In 1850, California ambivalently entered the Union with a state constitution that banned slavery. But the twisted roots of peonage, captivity, and coerced labor immediately distorted that freedom. Two pieces of legislation transformed California into a slave state: the 1850 Act for the Government and Protection of Indians and the Fugitive Slave Act of 1852 which made it legal for plantation owners to retain enslaved African Americans who they had brought to California for the Gold Rush. The Colored Conventions in California of 1855, 1856, and 1857 arose in response to free and enslaved Blacks need to testify in court to protect themselves against these forces. This paper will describe their unlikely victory, as the Conventions launched a series of petition drives. These California Conventions mark the anti-slavery resistance of an emerging Black community.
Soon after the discovery of gold in 1848 over 6,000 African Americans came freely or were forcibly transported to California. Jointly they resisted the drive to turn California into a slave state by forming a West Coast Underground Railroad, chartering a steamship to carry Blacks to British Columbia, opening public transportation to Blacks, demanding that manumission or “Freedom Papers” be filed in county archives, starting newspapers, and challenging California’s Fugitive Slave Act in court cases, rescues, editorials, slave narratives, and letters. The California Colored Conventions, initially shaped by those in the East, were at the nexus of a rapid formation of an abolition movement in the West and a rapid formation of new African American communities in emergent towns and in new and remote rural counties. Though many free blacks who were leaders at the California Conventions had attended and led earlier Colored Conventions, I argue that factors of newly emergent communities and the vast geography of California created a unique racial site in California. The Conventions reveal how Black communities were forged from easily accessible alliances between free and enslaved Blacks and set expectations for legal standing and civil rights in the new state.
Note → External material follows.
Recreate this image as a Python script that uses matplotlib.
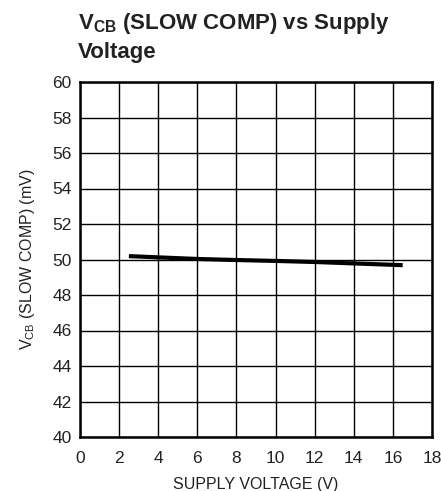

The antebellum Colored Conventions in California forged a community of free and enslaved blacks who established a West Coast convergence of abolitionists who provided information, money, and opportunities for escape and rescue. They arose in the context of the forceful presence of African American women who raised thousands of dollars for John Brown’s raid, and who sat in on the omnibuses to get arrested and desegregate San Francisco’s public transportation system over 100 years ahead of Rosa Parks. The conventions also reveal African Americans’ conscious affiliation with other unfree peoples in California—in particular indentured tribal people and kidnapped Chinese girls sold in dens and brothels in San Francisco and the gold fields. The Conventions challenge to the ban on testifying expose the alliances and fissures with California’s tribal peoples and are critical to understanding California’s diverse people whose demands for justice often overlapped. The coalitions formed in the Conventions made possible the rescue of fugitives and judicial challenges that would write freedom for ethnic minorities into legal precedent. This paper draws from my research toward California Bound: The History of Slavery in the West and turns to the outstanding undergraduate research students did on 1855 delegates when I adopted the Colored Convention Project curriculum.